KP: We invited twenty-five very experienced translators to each select a poem that has been translated into English at least three times. We’re reprinting all three translations alongside both the original poem and an essay on what the various versions tell us about the art of translation, poetry, and literary history.

I’ve worked a great deal with translators and have also translated some German poetry into English (and vice versa), but I am by no means the expert that Martha and our contributors are. For me, it was fascinating editing the essays, reading the versions of the poems, and thinking about how encountering different versions at once can lead to a prismatic and far deeper understanding of a poem. Working with these translators certainly deepened my sense of the enormous number of choices translators make—considering poetic music, image, diction, white space, tone, nuance, colloquialism. What does one favor? What does one suppress? How does one translate the experience of a poem?

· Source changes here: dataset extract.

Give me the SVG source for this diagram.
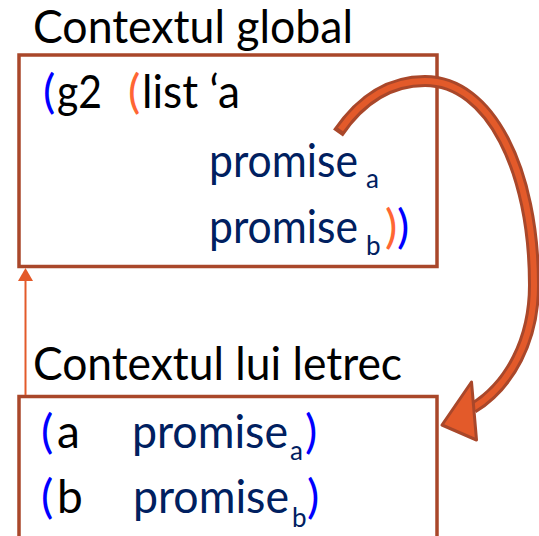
<svg xmlns="http://www.w3.org/2000/svg" width="539" height="536" viewBox="0 0 539 536">
<style>
.t{font-family:Lato,"Open Sans","Noto Sans",sans-serif;font-size:46px;fill:#000}
.s{font-size:26px;fill:#002060}
.bl{fill:#0000ff}.or{fill:#ff6633}.nv{fill:#002060}
.box{fill:#fff;stroke:#a9472a;stroke-width:3.5}
</style>
<g id="global">
<text class="t" x="33" y="43" textLength="320" lengthAdjust="spacingAndGlyphs">Contextul global</text>
<rect class="box" x="19" y="55" width="418" height="211.5"/>
<text class="t" y="108"><tspan class="bl" x="43">(</tspan><tspan x="57" textLength="45" lengthAdjust="spacingAndGlyphs">g2</tspan><tspan class="or" x="128">(</tspan><tspan x="142" textLength="98" lengthAdjust="spacingAndGlyphs">list ‘a</tspan></text>
<text class="t nv" y="177"><tspan x="209" textLength="149" lengthAdjust="spacingAndGlyphs">promise</tspan><tspan class="s" x="366" dy="11">a</tspan></text>
<text class="t nv" y="243"><tspan x="209" textLength="149" lengthAdjust="spacingAndGlyphs">promise</tspan><tspan class="s" x="366" dy="12">b</tspan><tspan class="or" x="385" dy="-12">)</tspan><tspan class="bl" x="397">)</tspan></text>
</g>
<g id="letrec">
<text class="t" x="33" y="380" textLength="369" lengthAdjust="spacingAndGlyphs">Contextul lui letrec</text>
<rect class="box" x="19" y="396.5" width="418" height="160"/>
<text class="t" y="448"><tspan class="bl" x="41">(</tspan><tspan x="57">a</tspan><tspan class="nv" x="132" textLength="156" lengthAdjust="spacingAndGlyphs">promise</tspan><tspan class="s" x="290" dy="12">a</tspan><tspan class="bl" x="305" dy="-12">)</tspan></text>
<text class="t" y="513"><tspan class="bl" x="41">(</tspan><tspan x="57">b</tspan><tspan class="nv" x="133" textLength="156" lengthAdjust="spacingAndGlyphs">promise</tspan><tspan class="s" x="292" dy="14">b</tspan><tspan class="bl" x="307" dy="-14">)</tspan></text>
</g>
<g id="connectors">
<line x1="25.5" y1="395" x2="25.5" y2="279" stroke="#e35a2a" stroke-width="2"/>
<polygon points="25.5,268 18,281 33,281" fill="#e35a2a"/>
<path d="M338 133 C362 98 392 81 425 81 C490 81 534 170 534 285 C534 340 510 385 473 408" fill="none" stroke="#a9472a" stroke-width="12"/>
<path d="M340.5 129.5 C364 96 393 81 425 81 C490 81 534 170 534 285 C534 340 510 385 473 408" fill="none" stroke="#e35a2a" stroke-width="6"/>
<polygon points="442,425 471.5,382 476.5,440" fill="#e35a2a" stroke="#a9472a" stroke-width="3" stroke-linejoin="round"/>
</g>
</svg>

KB: What are you working on now?

KP: I have a book coming out next year called How He Loved Them, a new collection of poems, quite a few of which appeared in The Southern Review. We’re in the final editing process of that, though I’ve mostly moved on to newer work—a poetry collection I’m tentatively calling The Art of Fiction; “In Small Spaces” will be included in that manuscript.

And I continue to work on the Unsung Masters Series, a book series I curate with Wayne Miller devoted to bringing great, out-of-print, little-known writers to new readers. Each volume includes not just a healthy selection of the writer’s work, but also features essays on the writer, interviews with people who may have known her, photographs, ephemera, reviews, etc. The next volume is on the mid-twentieth-century Colorado poet Belle Turnbull, and the editors will be David Rothman and Jeffrey Villines.

KB: And finally, what’s your favorite brand of gin?

KP: My favorite brand of gin is Cabernet Sauvignon.


Kevin Prufer is the author of six collections of poems, the most recent of which is Churches. With Martha Collins, he is currently editing Into English: Poems, Translations, Commentaries, which Graywolf Press will publish this year. In 2018, Four Way Books will release his next poetry book, How He Loved Them.

Kathleen Boland is the editorial assistant of The Southern Review.